ARIEL: VOLUME CODING FOR SENTENCE GENERATION COMPARISONS Anonymous authors Paper under double-blind review

Abstract

Mapping sequences of discrete data to a point in a continuous space makes it difficult to retrieve those sequences via random sampling. Mapping the input to a volume would make it easier to retrieve at test time, and that is the strategy followed by the family of approaches based on Variational Autoencoder. However the fact that they are at the same time optimizing for prediction and for smoothness of representation, forces them to trade-off between the two.

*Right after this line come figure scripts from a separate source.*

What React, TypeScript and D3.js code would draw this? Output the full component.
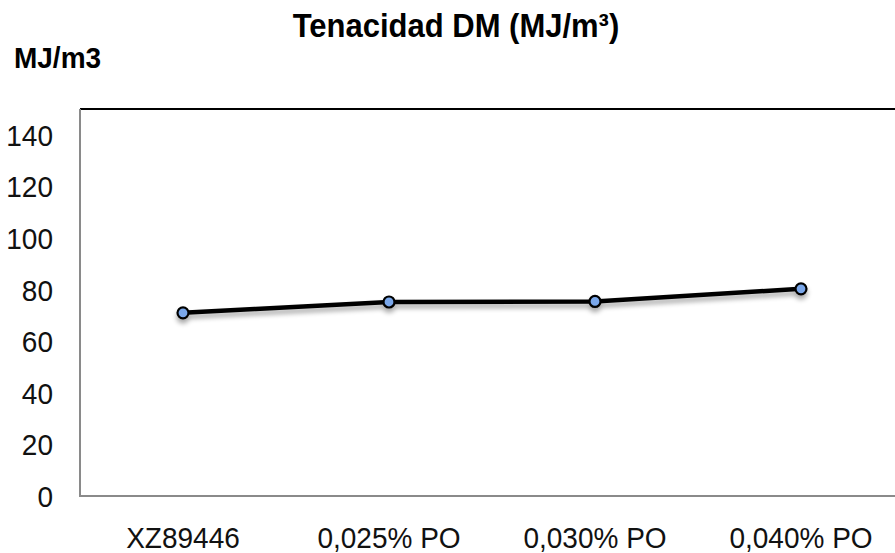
import React from 'react';
import * as d3 from 'd3';

const categories = ['XZ89446', '0,025% PO', '0,030% PO', '0,040% PO'];
const values = [71, 75.2, 75.4, 80.3];
const yTicks = [0, 20, 40, 60, 80, 100, 120, 140];

const W = 895;
const H = 553;
const margin = { top: 109, right: -9, bottom: 57, left: 80 };

const App = () => {
  const x = d3
    .scaleBand<string>()
    .domain(categories)
    .range([margin.left, W - margin.right]);
  const y = d3
    .scaleLinear()
    .domain([0, 150])
    .range([H - margin.bottom, margin.top]);

  const pts = categories.map((c, i) => ({ c, v: values[i] }));
  const cx = (c: string) => (x(c) as number) + x.bandwidth() / 2;
  const line = d3
    .line<{ c: string; v: number }>()
    .x((d) => cx(d.c))
    .y((d) => y(d.v));

  const font = '"Liberation Sans", Arial, sans-serif';
  const x0 = margin.left;
  const x1 = W - margin.right;
  const yTop = y(150);
  const yBot = y(0);

  // text is a bit taller than wide in the original, stretch it slightly
  const stretch = (tx: number, ty: number) => `translate(${tx},${ty}) scale(1,1.08)`;

  return (
    <svg
      width={W}
      height={H}
      style={{ position: 'absolute', left: 0, top: 0, display: 'block', background: '#fff' }}
      fontFamily={font}
    >
      <defs>
        <filter id="shadow" x="-50%" y="-50%" width="200%" height="300%">
          <feGaussianBlur in="SourceAlpha" stdDeviation="2.5" />
          <feOffset dx="0" dy="4" result="blur" />
          <feComponentTransfer>
            <feFuncA type="linear" slope="0.35" />
          </feComponentTransfer>
          <feMerge>
            <feMergeNode />
            <feMergeNode in="SourceGraphic" />
          </feMerge>
        </filter>
      </defs>

      {/* title and unit */}
      <text transform={stretch(456, 37)} textAnchor="middle" fontSize={31} fontWeight="bold">
        Tenacidad DM (MJ/m³)
      </text>
      <text transform={stretch(14, 68)} fontSize={28} fontWeight="bold">
        MJ/m3
      </text>

      {/* frame */}
      <line x1={x0} x2={x1} y1={yTop} y2={yTop} stroke="#000" strokeWidth={2} />
      <line x1={x0} x2={x0} y1={yTop} y2={yBot} stroke="#8a8a8a" strokeWidth={2} />
      <line x1={x0 - 1} x2={x1} y1={yBot} y2={yBot} stroke="#8a8a8a" strokeWidth={2} />

      {/* y tick labels */}
      {yTicks.map((t) => (
        <text key={t} transform={stretch(53, y(t) + 11)} textAnchor="end" fontSize={28} fill="#111">
          {t}
        </text>
      ))}

      {/* category labels */}
      {categories.map((c) => (
        <text key={c} transform={stretch(cx(c), 548)} textAnchor="middle" fontSize={28} fill="#111">
          {c}
        </text>
      ))}

      {/* series */}
      <g filter="url(#shadow)">
        <path d={line(pts) || ''} fill="none" stroke="#000" strokeWidth={4.5} />
        {pts.map((d) => (
          <circle
            key={d.c}
            cx={cx(d.c)}
            cy={y(d.v)}
            r={5.5}
            fill="#7aa7ea"
            stroke="#000"
            strokeWidth={2.2}
          />
        ))}
      </g>
    </svg>
  );
};

export default App;
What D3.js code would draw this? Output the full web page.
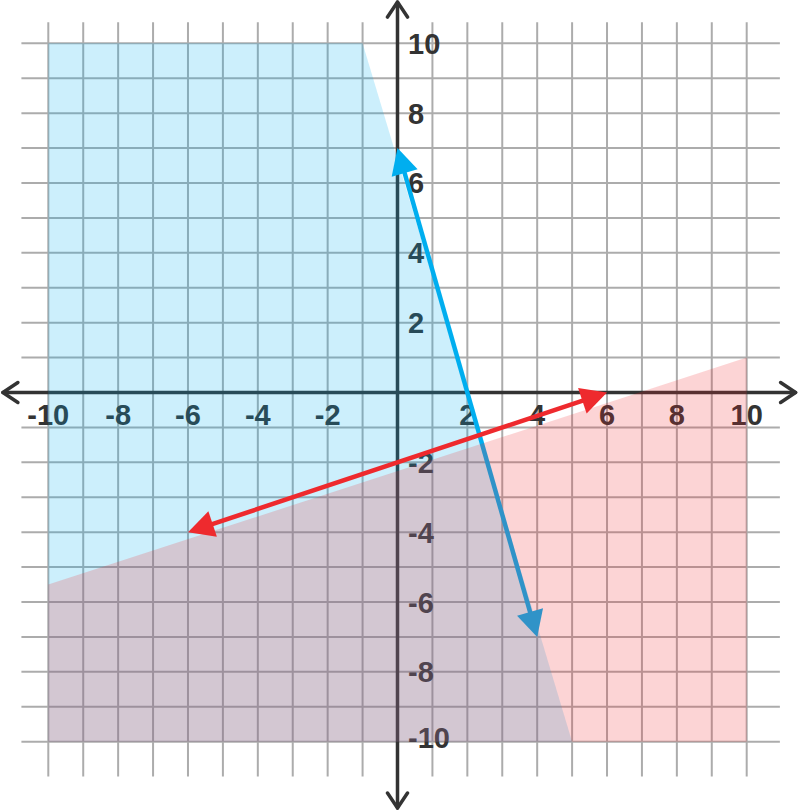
<!DOCTYPE html>
<html>
<head>
<meta charset="utf-8">
<script src="https://cdn.jsdelivr.net/npm/d3@7/dist/d3.min.js"></script>
<style>
  html, body { margin: 0; padding: 0; background: #ffffff; }
  svg { display: block; }
</style>
</head>
<body>
<svg id="chart" width="800" height="810"></svg>
<script>
// ---- data ----
const gridValues = [-10,-9,-8,-7,-6,-5,-4,-3,-2,-1,0,1,2,3,4,5,6,7,8,9,10];
const xTickLabels = [-10,-8,-6,-4,-2,2,4,6,8,10];
const yTickLabels = [10,8,6,4,2,-2,-4,-6,-8,-10];
const blueLine = [[0,7],[4,-7]];
const redLine = [[-6,-4],[6,0]];
const blueRegion = [[-10,10],[-1,10],[5,-10],[-10,-10]];
const redRegion = [[-10,-5.5],[10,1],[10,-10],[-10,-10]];

// ---- layout ----
const svg = d3.select("#chart");
const x = d3.scaleLinear().domain([-10,10]).range([48.3,746.7]);
const y = d3.scaleLinear().domain([-10,10]).range([741.7,43.3]);

const gridColor = "#acacac";
const axisColor = "#333333";
const blue = "#00aeef";
const red = "#ee2a2e";

// grid
const gGrid = svg.append("g");
gGrid.selectAll("line.v").data(gridValues).join("line")
  .attr("x1", d => x(d)).attr("x2", d => x(d))
  .attr("y1", y(10.6)).attr("y2", y(-11))
  .attr("stroke", gridColor).attr("stroke-width", 2);
gGrid.selectAll("line.h").data(gridValues).join("line")
  .attr("y1", d => y(d)).attr("y2", d => y(d))
  .attr("x1", x(-10.77)).attr("x2", x(10.95))
  .attr("stroke", gridColor).attr("stroke-width", 2);

// axes with open chevrons
const gAxes = svg.append("g")
  .attr("stroke", axisColor).attr("stroke-width", 3.5).attr("fill", "none")
  .attr("stroke-linecap", "round").attr("stroke-linejoin", "round");
const x0 = x(0), y0 = y(0);
const xl = x(-11.3), xr = x(11.4), yt = y(11.18), yb = y(-11.9);
gAxes.append("line").attr("x1", xl).attr("x2", xr).attr("y1", y0).attr("y2", y0);
gAxes.append("line").attr("x1", x0).attr("x2", x0).attr("y1", yt).attr("y2", yb);
const back = 15, side = 10;
gAxes.append("path").attr("d", `M${xl+back},${y0-side}L${xl},${y0}L${xl+back},${y0+side}`);
gAxes.append("path").attr("d", `M${xr-back},${y0-side}L${xr},${y0}L${xr-back},${y0+side}`);
gAxes.append("path").attr("d", `M${x0-side},${yt+back}L${x0},${yt}L${x0+side},${yt+back}`);
gAxes.append("path").attr("d", `M${x0-side},${yb-back}L${x0},${yb}L${x0+side},${yb-back}`);

// tick labels
const gLab = svg.append("g")
  .attr("font-family", "'Liberation Sans', Arial, Helvetica, sans-serif")
  .attr("font-weight", "bold").attr("font-size", 29).attr("fill", axisColor);
gLab.selectAll("text.x").data(xTickLabels).join("text")
  .attr("x", d => x(d)).attr("y", y0 + 32)
  .attr("text-anchor", "middle").text(d => d);
gLab.selectAll("text.y").data(yTickLabels).join("text")
  .attr("x", x0 + 10.5).attr("y", d => y(d) + (d === -10 ? 6.5 : 10.5))
  .attr("text-anchor", "start").text(d => d);

// helpers
const poly = pts => "M" + pts.map(p => `${x(p[0])},${y(p[1])}`).join("L") + "Z";
function arrowLine(g, pts, color) {
  const [a, b] = pts.map(p => [x(p[0]), y(p[1])]);
  const dx = b[0]-a[0], dy = b[1]-a[1];
  const len = Math.hypot(dx, dy);
  const ux = dx/len, uy = dy/len, nx = -uy, ny = ux;
  const L = 26, W = 13.5;
  const a2 = [a[0]+ux*L*0.8, a[1]+uy*L*0.8];
  const b2 = [b[0]-ux*L*0.8, b[1]-uy*L*0.8];
  g.append("line").attr("x1", a2[0]).attr("y1", a2[1]).attr("x2", b2[0]).attr("y2", b2[1])
    .attr("stroke", color).attr("stroke-width", 4.5);
  const head = (tip, dir) => {
    const bx = tip[0] - dir*ux*L, by = tip[1] - dir*uy*L;
    return `M${tip[0]},${tip[1]}L${bx+nx*W},${by+ny*W}L${bx-nx*W},${by-ny*W}Z`;
  };
  g.append("path").attr("d", head(b, 1)).attr("fill", color);
  g.append("path").attr("d", head(a, -1)).attr("fill", color);
}

// blue shade + line
svg.append("path").attr("d", poly(blueRegion)).attr("fill", blue).attr("fill-opacity", 0.2);
arrowLine(svg.append("g"), blueLine, blue);

// red shade + line
svg.append("path").attr("d", poly(redRegion)).attr("fill", red).attr("fill-opacity", 0.2);
arrowLine(svg.append("g"), redLine, red);
</script>
</body>
</html>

We benchmark the performance of some of the standard methods in deep learning to generate sentences by uniformly sampling a continuous space. We do it by proposing AriEL, that constructs volumes in a continuous space, without the need of encouraging the creation of volumes through the loss function. We first benchmark on a toy grammar, that allows to automatically evaluate the language learned and generated by the models. Then, we benchmark on a real dataset of human dialogues. Our results indicate that the random access to the stored information can be significantly improved, since our method AriEL is able to generate a wider variety of correct language by randomly sampling the latent space. VAE follows in performance for the toy dataset while, AE and Transformer follow for the real dataset. This partially supports the hypothesis that encoding information into volumes instead of into points, leads to improved retrieval of learned information with random sampling. We hope this analysis can clarify directions to lead to better generators.

1. INTRODUCTION

It is standard for neural networks to map an input to a point in a d-dimensional real space (Hochreiter and Schmidhuber, 1997; Vaswani et al., 2017; LeCun et al., 1989) . However, that makes it difficult to find a specific point when the real space is being sampled randomly. That can limit the applicability of pre-trained models to their initial scope. Some approaches do map an input into volumes in the latent space. The family of approaches that stems out of the idea of Variational Autoencoders (Kingma and Welling, 2014; Bowman et al., 2016; Rezende and Mohamed, 2015; Chen et al., 2018) are trained to encourage such type of representations. By encoding an input into a probability distribution that is sampled before decoding, several neighbouring points in R d can end up representing the same input. However, it often implies having two summands in the loss, a log-prior term and a log-likelihood term (Kingma and Welling, 2014; Bowman et al., 2016) , that fight for two different causes. In fact, if we want a smooth and volumetric representation, encouraged by the log-prior, it might come at the cost of having worse reconstruction or classification, encouraged by the log-likelihood. Therefore, each diminishes the strength and influence of the other. By giving partially up on the smoothness of the representation, we propose instead a method to explicitly construct volumes, without a loss that is implicitly encouraging such behavior. We propose AriEL, a method to map sentences to volumes in R d for efficient retrieval with either random sampling, or a network that operates in its continuous space. It draws inspiration from arithmetic coding (AC) (Elias and Abramson, 1963) and k-d trees (KdT) (Bentley, 1975) , and we name it after them Arithmetic coding and k-d trEes for Language (AriEL). For simplicity we choose to focus on language, even though the technique is applicable for the coding of any variable length sequence of discrete symbols. More precisely, we plan to use AriEL in the context of dialogue systems with the goal to provide a tool to optimize interactive agents. The interaction of AriEL with longer text is left as future work.